Conservative therapy for spinal canal constriction:
- Relieving posture (avoid long standing and sitting)
- Heat therapy
- Drug therapy
- Orthoses (support corset)
- Back health classes (targeted training to strengthen the back and stomach muscles)
- Video catheter
- Endoscopic surgery
- Microsurgical interventions
If these treatment options do not achieve success or if the spinal canal stenosis is far advanced and the symptoms are very severe, we have further state-of-the-art and gentle procedures at our disposal with which we can give you rapid and effective help:
Examination and treatment with a video catheter
With the video catheter, we examine, treat and remove not only inflammation and constrictions in the spinal canal but also adhesions and scars, using direct visualisation. To do this we pass a catheter (thickness of only 1.4 mm) via the sacrum into the spinal canal, guide it to the painful zone and inject highly effective drugs into the area. The disruptive soft tissue thereby shrinks.
Under general anaesthetic, we pass a thin endoscope as far as the spine. Muscles, ligaments and tendons do not need to be separated during this procedure, meaning that no scars develop which could trigger back pain again. With the help of micro-instruments, we remove the osseous tissue that constricts the spine in cases of spinal canal stenosis. The tip of the endoscope can be guided with precision in all directions.

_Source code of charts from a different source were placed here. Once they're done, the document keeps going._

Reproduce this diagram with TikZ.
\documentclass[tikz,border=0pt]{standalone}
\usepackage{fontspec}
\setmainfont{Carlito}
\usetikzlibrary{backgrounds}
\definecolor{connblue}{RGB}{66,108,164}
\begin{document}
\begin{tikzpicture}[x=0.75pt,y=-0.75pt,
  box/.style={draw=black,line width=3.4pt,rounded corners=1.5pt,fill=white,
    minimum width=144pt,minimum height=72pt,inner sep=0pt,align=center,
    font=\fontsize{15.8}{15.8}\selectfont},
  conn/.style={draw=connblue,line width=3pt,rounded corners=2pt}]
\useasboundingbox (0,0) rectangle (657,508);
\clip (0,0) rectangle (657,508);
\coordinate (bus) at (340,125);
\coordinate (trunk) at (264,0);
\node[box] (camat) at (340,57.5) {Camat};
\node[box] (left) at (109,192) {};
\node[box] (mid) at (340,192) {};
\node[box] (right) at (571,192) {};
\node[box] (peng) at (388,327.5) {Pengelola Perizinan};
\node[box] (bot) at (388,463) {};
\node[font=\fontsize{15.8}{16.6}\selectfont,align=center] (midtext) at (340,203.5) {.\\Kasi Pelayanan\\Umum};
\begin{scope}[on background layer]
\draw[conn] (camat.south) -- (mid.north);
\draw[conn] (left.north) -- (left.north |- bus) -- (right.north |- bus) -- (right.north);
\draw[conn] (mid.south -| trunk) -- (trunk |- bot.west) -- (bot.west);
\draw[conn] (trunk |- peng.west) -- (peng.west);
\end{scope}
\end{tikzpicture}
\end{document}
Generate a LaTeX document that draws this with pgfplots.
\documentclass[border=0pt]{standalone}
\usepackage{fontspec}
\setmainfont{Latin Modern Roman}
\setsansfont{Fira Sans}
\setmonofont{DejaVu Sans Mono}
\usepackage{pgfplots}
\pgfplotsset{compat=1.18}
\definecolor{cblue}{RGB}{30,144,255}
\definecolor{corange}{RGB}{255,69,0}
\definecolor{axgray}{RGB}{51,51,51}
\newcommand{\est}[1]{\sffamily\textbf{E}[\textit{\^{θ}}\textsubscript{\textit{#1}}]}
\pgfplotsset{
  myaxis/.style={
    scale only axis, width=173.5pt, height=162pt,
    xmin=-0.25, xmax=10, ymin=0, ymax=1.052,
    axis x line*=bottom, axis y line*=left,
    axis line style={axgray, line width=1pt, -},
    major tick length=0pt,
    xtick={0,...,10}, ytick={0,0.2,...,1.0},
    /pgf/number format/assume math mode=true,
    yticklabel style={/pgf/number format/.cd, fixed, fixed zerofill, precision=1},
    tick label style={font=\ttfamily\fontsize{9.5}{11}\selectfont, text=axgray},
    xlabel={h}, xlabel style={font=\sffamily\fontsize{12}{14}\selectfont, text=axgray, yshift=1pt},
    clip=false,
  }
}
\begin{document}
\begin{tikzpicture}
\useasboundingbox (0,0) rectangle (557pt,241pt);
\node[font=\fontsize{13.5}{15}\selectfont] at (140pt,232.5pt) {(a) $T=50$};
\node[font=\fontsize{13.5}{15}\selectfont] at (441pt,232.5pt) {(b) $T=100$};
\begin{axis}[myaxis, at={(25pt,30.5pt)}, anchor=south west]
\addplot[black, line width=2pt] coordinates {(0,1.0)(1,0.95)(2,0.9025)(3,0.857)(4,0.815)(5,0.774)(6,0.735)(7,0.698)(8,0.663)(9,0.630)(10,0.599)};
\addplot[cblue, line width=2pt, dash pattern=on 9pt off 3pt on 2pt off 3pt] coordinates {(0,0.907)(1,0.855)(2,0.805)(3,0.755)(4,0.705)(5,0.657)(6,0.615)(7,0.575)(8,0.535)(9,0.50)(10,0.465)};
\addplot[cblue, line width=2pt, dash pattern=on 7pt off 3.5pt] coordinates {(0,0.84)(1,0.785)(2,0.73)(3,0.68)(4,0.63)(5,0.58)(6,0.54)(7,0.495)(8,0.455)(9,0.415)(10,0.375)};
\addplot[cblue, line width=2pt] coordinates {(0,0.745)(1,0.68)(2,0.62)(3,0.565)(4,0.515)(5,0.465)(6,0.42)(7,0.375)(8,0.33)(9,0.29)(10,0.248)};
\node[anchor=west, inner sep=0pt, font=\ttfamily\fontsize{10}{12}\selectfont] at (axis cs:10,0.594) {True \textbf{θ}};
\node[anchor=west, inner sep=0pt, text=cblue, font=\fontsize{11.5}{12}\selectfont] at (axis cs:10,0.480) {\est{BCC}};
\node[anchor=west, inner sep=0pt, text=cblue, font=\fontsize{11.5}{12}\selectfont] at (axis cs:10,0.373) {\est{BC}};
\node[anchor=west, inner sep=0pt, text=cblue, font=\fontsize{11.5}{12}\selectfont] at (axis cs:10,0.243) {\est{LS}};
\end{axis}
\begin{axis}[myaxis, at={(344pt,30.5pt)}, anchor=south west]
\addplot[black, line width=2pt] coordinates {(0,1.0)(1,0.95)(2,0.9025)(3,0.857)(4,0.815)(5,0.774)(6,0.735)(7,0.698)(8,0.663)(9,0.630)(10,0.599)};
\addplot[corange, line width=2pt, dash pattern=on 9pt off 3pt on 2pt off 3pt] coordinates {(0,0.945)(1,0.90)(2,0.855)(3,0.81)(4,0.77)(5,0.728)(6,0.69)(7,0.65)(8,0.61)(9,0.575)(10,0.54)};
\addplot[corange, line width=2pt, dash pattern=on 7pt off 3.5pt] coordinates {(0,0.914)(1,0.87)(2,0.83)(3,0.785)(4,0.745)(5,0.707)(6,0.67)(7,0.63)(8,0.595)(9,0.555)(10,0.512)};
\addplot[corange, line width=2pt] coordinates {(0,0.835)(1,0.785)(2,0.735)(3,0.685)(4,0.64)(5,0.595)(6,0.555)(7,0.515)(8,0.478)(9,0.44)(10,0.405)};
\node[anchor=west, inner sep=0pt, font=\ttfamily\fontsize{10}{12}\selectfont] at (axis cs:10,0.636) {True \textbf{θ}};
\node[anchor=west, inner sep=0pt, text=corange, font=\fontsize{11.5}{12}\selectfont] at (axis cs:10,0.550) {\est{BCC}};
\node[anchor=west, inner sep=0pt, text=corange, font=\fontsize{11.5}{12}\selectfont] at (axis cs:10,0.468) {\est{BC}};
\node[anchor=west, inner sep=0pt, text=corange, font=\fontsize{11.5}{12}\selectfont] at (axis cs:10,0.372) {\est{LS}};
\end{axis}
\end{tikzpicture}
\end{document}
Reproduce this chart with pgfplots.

For pronounced spinal canal stenosis, we remove the ingrown tissue with a microsurgical operative technique. To do this we make a small cut to pass a thin titanium sleeve as far as the spine. Through this sleeve we remove bone parts or thickened ligament tissue, using an operation microscope for visualisation. The spine remains unaffected and the stability of the spine is fully maintained.
Spondylodesis – vertebral fusion surgery – is the final option if all other minimally-invasive and conservative measures do not lead to improvement. In this procedure screws are inserted into two or more vertebral bodies and connected with each other via rods or metal plates, thereby stabilising the spine. The intervertebral disc is removed in the operation and replaced by an implant made of titanium or plastic known as a “cage”. This creates the required distance between the vertebral bodies until they have connected osseously to each other.
Patient opinion on treatment of spinal canal constriction
Helga N. (57) suffered from severe pain for many years which ultimately made it impossible for her to work in her occupation as a geriatric nurse. Dr med. Reinhard Schneiderhan was able to help the patient with a combination treatment of a heat probe and a spinal catheter. In her destiny report “Ten Years of Suffering and Hopelessness” in the magazine “Freizeit Total”, you can read about Helga N.’s experiences and suffering (in German).
Your advantage with us: customised treatment concept
You enjoy several advantages in our four medical care centres: As an interdisciplinary centre of excellence, we consider patients holistically and not only from the perspective of the respective medical discipline. Our doctors work together on an interdisciplinary basis and undergo continual further training at an international level, in order to offer you the best possible state-of-the-art treatment. We also spare you unnecessary follow-up appointments because all the examinations you need will normally be carried out on the same day at our premises. This means that you receive a treatment concept tailored to your needs as fast as possible. By the way, we also regard an operation as the very last resort and only contemplate this if the possibilities of minimally-invasive or conservative therapies do not bring any relief.
How to prevent spinal canal stenosis
The motto: “Being protected is half the battle” also counts in the prevention of spinal canal stenosis. A healthy diet, regular physical exercise and targeted training of the back and torso muscles are the most effective means of prevention. If the back muscles are well trained, the spine can cope with loads much more easily and poor posture is also minimised.